« J’étais tellement heureuse de m’installer. Et là, tout est gâché. » Trois ans seulement après son installation à Fontaine-la-Guyon (Eure-et-Loir), la Dr Hélène Dumont déchante. La jeune femme de 31 ans est lasse des attaques dont est victime, selon elle, la médecine libérale. Elle a pris une décision forte, celle de quitter le giron du conventionnement pour exercer en secteur III. Le 1er octobre prochain, elle franchira le pas sans regret. Ses patients en ont été informés, ses nouveaux tarifs sont affichés en salle d’attente. Rien ne la fera revenir en arrière.
« J’essaie de trouver une voie pour sauver mon métier sans avoir à en changer », se justifie la Dr Dumont qui a fait sa demande de déconventionnement au mois de février dernier. « Lorsque j’ai lu le projet de nouvelle convention, j’ai compris qu’il n’y avait pas grand-chose à attendre sauf du mépris », confie-t-elle. La généraliste dénonce les contraintes qui s’accumulent au fil des ans sur la médecine libérale, « la paperasse, les comptes à rendre en permanence aux administratifs, les Rosp qui ont complètement dérivé… ».
Les médecins, des boucs émissaires ?
Les récentes initiatives parlementaires visant à restreindre la liberté l’ont confortée dans son choix. Mais le malaise remonte à plusieurs mois. « Voir les représentants de l’Assurance-maladie tous les 4 à 6 mois pour nous dire ce qu’il faut prescrire, tel médicament et pas tel autre… On a l’impression que les soins, c’est plus trop le cœur de leurs préoccupations, tout est axé sur la finance, les économies, il n’y a plus tellement de place pour la médecine », regrette-t-elle.
Elle dénonce également le climat qui fait des médecins les boucs émissaires de tous les maux du système de santé. La désertification médicale, les trous dans la PDS… « On est responsable de tout. C’est dur à porter… Si c’était à refaire, je ferais kiné ! », dit-elle.
La revalorisation du tarif de consultation à 26,50 euros ? « Ça m’a fait rigoler, ironise-t-elle. C’est honteux de proposer cela aux libéraux. » Pourtant, la généraliste ne fait pas des revendications tarifaires la priorité numéro un, « ce serait passer à côté de l’essentiel, oublier que c’est tout le reste qui ne va pas ».

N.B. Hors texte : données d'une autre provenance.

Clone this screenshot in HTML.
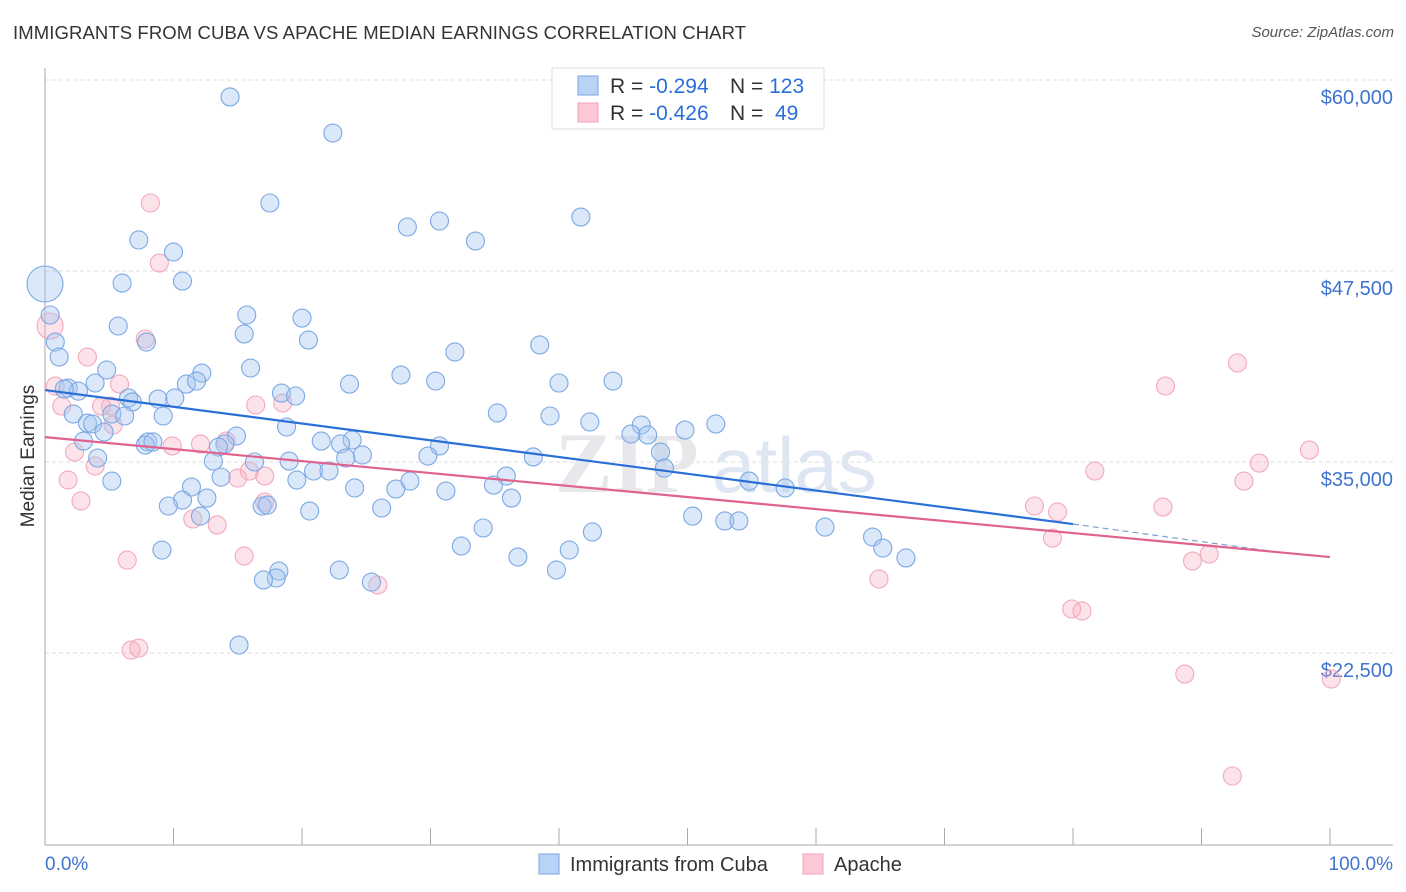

Des médecins prêts à quitter le métier
La Dr Dumont s’est mobilisée depuis plusieurs mois au sein d’un collectif de médecins d’Eure-et-Loir pour tenter de « faire bouger les choses sur le terrain ». En vain. Résultat, de nombreuses consœurs et confrères de sa génération se disent « dégoûtés », voire « prêts à changer de métier ». « C’est triste. On a tous perdu notre jeunesse à bosser. C’est un énorme gâchis », se plaint la jeune femme.
Son credo ? « On laisse tomber tous les forfaits, on revient à une médecine indépendante où on prescrit ce qui est bien pour les patients, et pas uniquement ce qui est bien pour le portefeuille de la Sécu. C’est assez simple comme revendication. »
Elle espère trouver ces conditions en secteur III, sans le parapluie financier de la Sécu. Ce saut ne l’effraie pas, « c’est le prix de la liberté », assure-t-elle, sereine. Elle s’est renseignée auprès de confrères exerçant déjà hors convention et sorti la calculette. Avec 20 à 25 patients par jour, un tarif de consultation de base à 50 euros, quatre jours par semaine, « je pense que ça va le faire, que je vais m’y retrouver par rapport à ce que j’ai aujourd’hui », dit-elle.
Surtout elle espère exercer autrement, « faire des consultations plus longues, prendre son temps pour faire une meilleure médecine ». Tous les regards seront braqués sur elle dans les prochains mois, ses consœurs et confrères s’interrogeant aussi sur la réussite d’un tel projet.
Et si ça ne fonctionne pas ? « J’ai quelques plans en tête, par exemple partir à l’étranger. Je pourrais aussi changer de métier... mais j’adore la médecine ! », répond la Dr Dumont.